Townsend’s new class, “If not you, who? The future of leadership” — as well as Parsons’ class, “If not now, when? The future of capitalism” — are available as non-credit options this fall.

The courses — both are sections of GSBA 598 — will feature guest speakers from all over academia and the business world, from United Airlines Executive Chairman Oscar Munoz and USC President Carol L. Folt in Parsons’ class to executives from companies like Redfin, TaskRabbit and Albertsons in Townsend’s class.

New USC Marshall classes aim to break down COVID-19’s financial impact

One speaker who particularly excites Parsons is University of Washington Professor Chris Murray. He invented the Institute for Health Metrics and Evaluation (IHME) model, which has been used to project COVID-19 hospitalizations and deaths.

“About 25% of my class is trying to understand just COVID, beyond even financial markets,” Parsons said. “It’s more, ‘What’s an antibody test? What’s a nose swab test? What does it mean if a country has herd immunity?’”

The concept for both classes came from USC Marshall Dean Geoffrey Garrett and his previous experiences at the University of Pennsylvania’s Wharton School. As the pandemic progressed, the Wharton School developed a seminar on how the pandemic was going to change financial markets, which received recognition across the country.

“Instead of, ‘What are the core concepts that you need to learn?’ It’s like, ‘What is going on in the world right now?’” Townsend said.

USC professors see the value of business courses for all, even after COVID-19

Both Townsend and Parson acknowledge they’d obviously prefer to teach their classes in person — in a packed auditorium where the instructors and guest speakers are seated onstage and the Q&A is done by students walking up to a microphone. But they also know that the online format makes accessibility much easier for both students and guest speakers.

Having [the class] online gives us the ability to hear from a variety of people.

Sarah Townsend

“Bringing in really big names outside the university, as well as our top faculty who are crazy busy and doing a million things, is really challenging in the in-person format.
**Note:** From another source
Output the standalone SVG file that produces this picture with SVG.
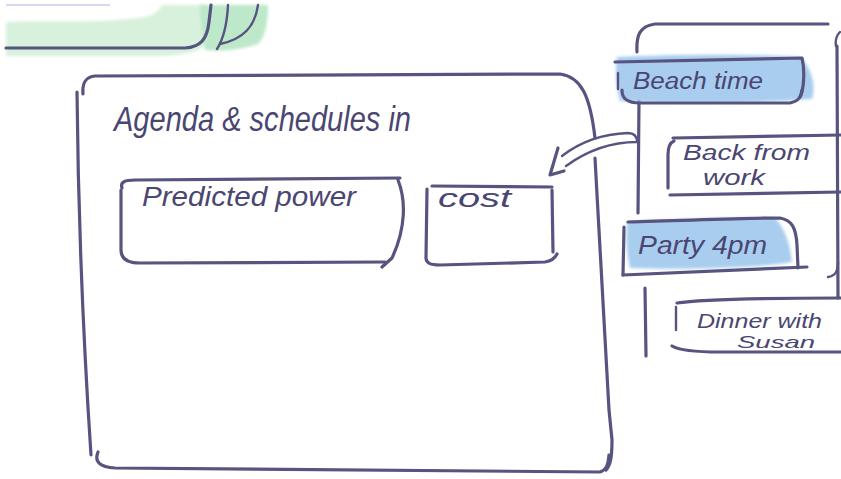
<svg xmlns="http://www.w3.org/2000/svg" width="841" height="479" viewBox="0 0 841 479">
  <defs>
    <filter id="soft" x="-10%" y="-20%" width="120%" height="140%">
      <feGaussianBlur stdDeviation="1.6"/>
    </filter>
    <style>
      .ink { fill: none; stroke: #57547f; stroke-width: 3.2; stroke-linecap: round; stroke-linejoin: round; }
      .thin { stroke-width: 2.4; }
      .hand { font-family: "Liberation Sans", "DejaVu Sans", sans-serif; font-style: italic; fill: #4a4672; }
      .hl { fill: #a9cdee; filter: url(#soft); }
    </style>
  </defs>
  <rect width="841" height="479" fill="#ffffff"/>

  <!-- green brush strokes and edge of a card, top left -->
  <g id="top-card">
    <path d="M6,22 C50,20 110,24 150,16 C158,12 160,8 162,5 L206,5 L210,38 C206,50 190,55 160,56 L6,56 Z" fill="#d8f1dd" filter="url(#soft)"/>
    <path d="M200,5 L268,5 C268,20 266,36 258,44 C240,50 222,52 205,50 C202,35 200,20 200,5 Z" fill="#bde8c9" filter="url(#soft)"/>
    <path d="M6,5 L110,5" stroke="#c9cde8" stroke-width="1.5" fill="none"/>
    <path class="ink" d="M6,48 L185,48 C200,47 207,40 209,22 L211,5"/>
    <path class="ink thin" d="M228,5 C227,25 224,38 217,49"/>
    <path class="ink thin" d="M258,5 C255,26 244,39 220,44"/>
  </g>

  <!-- main agenda panel -->
  <g id="agenda-panel">
    <path class="ink" d="M83,94 C82,82 86,77 95,76 L560,74 C581,77 590,95 595,138"/>
    <path class="ink" d="M77,92 C78,200 82,320 91,455"/>
    <path class="ink" d="M98,452 C94,462 100,467 115,468 L600,472 C606,470 608,466 609,455"/>
    <path class="ink" d="M595,158 C600,250 606,350 609,410 L612,440 C612,455 611,465 606,470"/>
    <text class="hand" x="114" y="131" font-size="35" textLength="297" lengthAdjust="spacingAndGlyphs">Agenda &amp; schedules in</text>
  </g>

  <g id="predicted-power">
    <path class="ink" d="M122,188 C120,182 125,180 135,180 L400,178"/>
    <path class="ink" d="M121,190 L121,250 C121,259 128,263 140,263 L385,262"/>
    <path class="ink" d="M398,180 C406,200 406,228 392,258 L382,267"/>
    <text class="hand" x="142" y="206" font-size="28" textLength="214" lengthAdjust="spacingAndGlyphs">Predicted power</text>
  </g>

  <g id="cost">
    <path class="ink" d="M432,186 L552,187"/>
    <path class="ink" d="M427,189 L426,258 C426,263 430,265 440,265 L545,262 C552,261 555,258 557,254"/>
    <path class="ink" d="M552,190 L553,252"/>
    <text class="hand" x="438" y="207" font-size="25" textLength="73" lengthAdjust="spacingAndGlyphs">cost</text>
  </g>

  <!-- phone with the day's events -->
  <g id="phone">
    <path class="ink" d="M637,52 C636,35 640,26 655,24 L828,24"/>
    <path class="ink thin" d="M840,32 C836,36 835,40 836,46"/>
    <path class="ink" d="M837,46 L838,298"/>
    <path class="ink thin" d="M838,262 C838,272 835,276 828,277"/>
    <path class="ink" d="M639,100 L638,213"/>
    <path class="ink" d="M645,288 L646,356"/>
  </g>

  <g id="beach-time">
    <path class="hl" d="M617,57 C680,54 760,54 800,57 C812,68 816,86 812,99 C760,103 680,104 620,101 C616,88 615,70 617,57 Z"/>
    <path class="ink" d="M615,62 L802,58 C805,70 804,90 800,97"/>
    <path class="ink" d="M622,90 C622,98 626,103 640,103 L790,103 C798,101 801,98 802,90"/>
    <path class="ink thin" d="M618,73 L618,89"/>
    <text class="hand" x="633" y="89" font-size="23" textLength="130" lengthAdjust="spacingAndGlyphs">Beach time</text>
  </g>

  <g id="back-from-work">
    <path class="ink" d="M673,138 L841,135"/>
    <path class="ink" d="M674,141 C669,143 668,148 668,155 L668,188"/>
    <path class="ink" d="M670,195 L841,192"/>
    <text class="hand" x="683" y="160" font-size="22" textLength="127" lengthAdjust="spacingAndGlyphs">Back from</text>
    <text class="hand" x="703" y="185" font-size="22" textLength="62" lengthAdjust="spacingAndGlyphs">work</text>
  </g>

  <g id="party">
    <path class="hl" d="M627,222 C680,219 740,217 775,218 C786,230 790,245 792,262 C760,268 680,270 630,268 C626,250 626,235 627,222 Z"/>
    <path class="ink" d="M628,222 C700,220 750,218 780,218 C792,220 796,228 797,245 L798,268"/>
    <path class="ink" d="M624,227 L623,275"/>
    <path class="ink" d="M623,275 L807,267"/>
    <text class="hand" x="638" y="254" font-size="25" textLength="129" lengthAdjust="spacingAndGlyphs">Party 4pm</text>
  </g>

  <g id="dinner">
    <path class="ink" d="M677,303 C700,299 780,298 841,298"/>
    <path class="ink thin" d="M676,307 L676,330"/>
    <path class="ink" d="M672,346 C680,351 700,352 720,352 L841,352"/>
    <text class="hand" x="697" y="328" font-size="20" textLength="125" lengthAdjust="spacingAndGlyphs">Dinner with</text>
    <text class="hand" x="737" y="348" font-size="17" textLength="78" lengthAdjust="spacingAndGlyphs">Susan</text>
  </g>

  <!-- connector: outlined arrow from the phone into the agenda panel -->
  <g id="connectors">
    <path class="ink thin" d="M562,156 C580,142 600,134 628,133 C634,133 637,136 637,142 C610,142 588,150 566,166"/>
    <path class="ink" d="M558,148 L550,175 L564,171"/>
  </g>
</svg>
Having it online gives us the ability to hear from a variety of people,” Townsend said.

Though neither can speculate on if these specific courses will continue post-COVID, both said the idea of offering these types of courses — on how economics, finance and business react to major societal changes — to students outside the business world is important.

“I think business schools need to offer something to the music major or sociology major,” Parsons said.

“This is a good way for business schools to showcase the research interests of the faculty and make them real and meaningful to people, not only within the business school but outside of it.”